From Evaluation to Alignment
- Sharon Ross
- 6 days ago
- 2 min read
Core Experience (felt shift)
Moving from judging the state of your life to orienting the direction of your movement.
Why This Practice Exists
Many reflection tools begin by asking people to evaluate themselves across different areas of life. While well-intentioned, that framing can quietly trigger comparison or self-criticism.
This practice shifts the question.
Instead of measuring how well each part of life is performing, the focus moves to alignment — identifying the center that can organize your attention and effort for the current season.
The goal is not balance.
The goal is coherent motion.
How to Begin
Take a sheet of paper and divide it into four simple areas.

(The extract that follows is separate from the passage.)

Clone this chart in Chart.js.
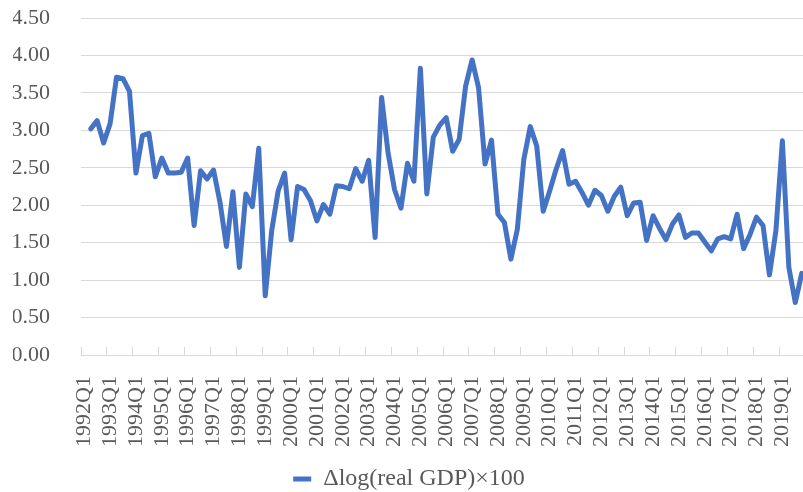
<!DOCTYPE html>
<html>
<head>
<meta charset="utf-8">
<script src="https://cdn.jsdelivr.net/npm/chart.js"></script>
<style>
  html, body { margin: 0; padding: 0; background: #fff; overflow: hidden; }
  .wrap { position: relative; width: 805px; height: 501px; }
</style>
</head>
<body>
<div class="wrap"><canvas id="chart"></canvas></div>
<script>
const years = [1992, 1993, 1994, 1995, 1996, 1997, 1998, 1999, 2000, 2001, 2002, 2003, 2004, 2005,
               2006, 2007, 2008, 2009, 2010, 2011, 2012, 2013, 2014, 2015, 2016, 2017, 2018, 2019];
const quarters = ['Q1', 'Q2', 'Q3', 'Q4'];
const seriesName = 'Δlog(real GDP)×100';
// first quarter has no difference
const gdpGrowth = [
  null, 3.02, 3.13, 2.83,
  3.09, 3.71, 3.69, 3.52,
  2.43, 2.93, 2.96, 2.38,
  2.63, 2.43, 2.43, 2.44,
  2.63, 1.73, 2.46, 2.35,
  2.47, 2.04, 1.45, 2.18,
  1.17, 2.15, 1.98, 2.76,
  0.79, 1.66, 2.19, 2.43,
  1.54, 2.25, 2.21, 2.06,
  1.79, 2.01, 1.88, 2.26,
  2.25, 2.22, 2.49, 2.32,
  2.60, 1.57, 3.44, 2.70,
  2.21, 1.96, 2.56, 2.32,
  3.83, 2.15, 2.91, 3.07,
  3.17, 2.72, 2.88, 3.59,
  3.94, 3.57, 2.55, 2.87,
  1.88, 1.77, 1.28, 1.68,
  2.61, 3.05, 2.79, 1.92,
  2.19, 2.48, 2.73, 2.28,
  2.32, 2.17, 2.00, 2.20,
  2.13, 1.92, 2.12, 2.24,
  1.86, 2.03, 2.04, 1.53,
  1.86, 1.69, 1.54, 1.75,
  1.87, 1.57, 1.63, 1.63,
  1.51, 1.39, 1.55, 1.58,
  1.55, 1.88, 1.42, 1.61,
  1.84, 1.73, 1.07, 1.66,
  2.86, 1.17, 0.70, 1.09
];
const yMin = 0, yMax = 4.5, yStep = 0.5;

const labels = [];
years.forEach(y => quarters.forEach(q => labels.push(y + q)));

const textColor = '#595959';
const gridColor = '#d9d9d9';
const fontFamily = '"Liberation Serif", "DejaVu Serif", serif';

new Chart(document.getElementById('chart'), {
  type: 'line',
  data: {
    labels: labels,
    datasets: [{
      label: seriesName,
      data: gdpGrowth,
      borderColor: '#4472c4',
      backgroundColor: '#4472c4',
      borderWidth: 5,
      borderJoinStyle: 'round',
      borderCapStyle: 'round',
      pointRadius: 0,
      pointHoverRadius: 0,
      tension: 0,
      fill: false
    }]
  },
  options: {
    responsive: true,
    maintainAspectRatio: false,
    animation: false,
    layout: { padding: { top: 18, left: 13, right: 0, bottom: 0 } },
    plugins: {
      tooltip: { enabled: false },
      legend: {
        position: 'bottom',
        labels: {
          usePointStyle: true,
          pointStyle: 'line',
          pointStyleWidth: 18,
          padding: 2,
          color: textColor,
          font: { family: fontFamily, size: 24 }
        }
      }
    },
    scales: {
      x: {
        offset: true,
        grid: {
          offset: true,
          drawOnChartArea: false,
          drawTicks: true,
          tickLength: -8,
          color: ctx => (ctx.index % 4 === 0 ? gridColor : 'rgba(0,0,0,0)')
        },
        border: { display: true, color: gridColor, width: 1 },
        ticks: {
          autoSkip: false,
          minRotation: 90,
          maxRotation: 90,
          padding: 29,
          color: textColor,
          font: { family: fontFamily, size: 22 },
          callback: function (val, i) { return i % 4 === 0 ? this.getLabelForValue(val) : ''; }
        },
        afterFit: scale => {
          scale.height = 110;
          scale.paddingLeft = 0;
          scale.paddingRight = 0;
        }
      },
      y: {
        min: yMin,
        max: yMax,
        grid: { color: gridColor, drawTicks: false },
        border: { display: false },
        ticks: {
          stepSize: yStep,
          padding: 31,
          color: textColor,
          font: { family: fontFamily, size: 22 },
          callback: v => v.toFixed(2)
        },
        afterFit: scale => {
          scale.width = 68;
          scale.paddingTop = 0;
          scale.paddingBottom = 0;
        }
      }
    }
  }
});
</script>
</body>
</html>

You can use any domains that feel natural to you.
A common starting point is:
Create
Learn
Self-Care
Connect
Leave a small space in the center.
This center is not a goal.
It is the organizing force for the period you are reflecting on.

Practice
In the center space, write a short phrase that represents the force you want organizing your life right now.
This might be something like:
Protect creative momentum
Restore physical energy
Deepen learning
Strengthen connection
Now move to the four surrounding areas.
Instead of rating how well each area is going, simply ask:
If this center were truly organizing my life right now, how might this area naturally express it?
Write a few small expressions of alignment in each domain.
Gentle Close
Notice whether the system feels different when you orient around a center rather than evaluating each area separately.
Alignment rarely produces the pressure of a score.
More often, it produces a quiet sense of direction.
And direction is usually enough to begin moving again.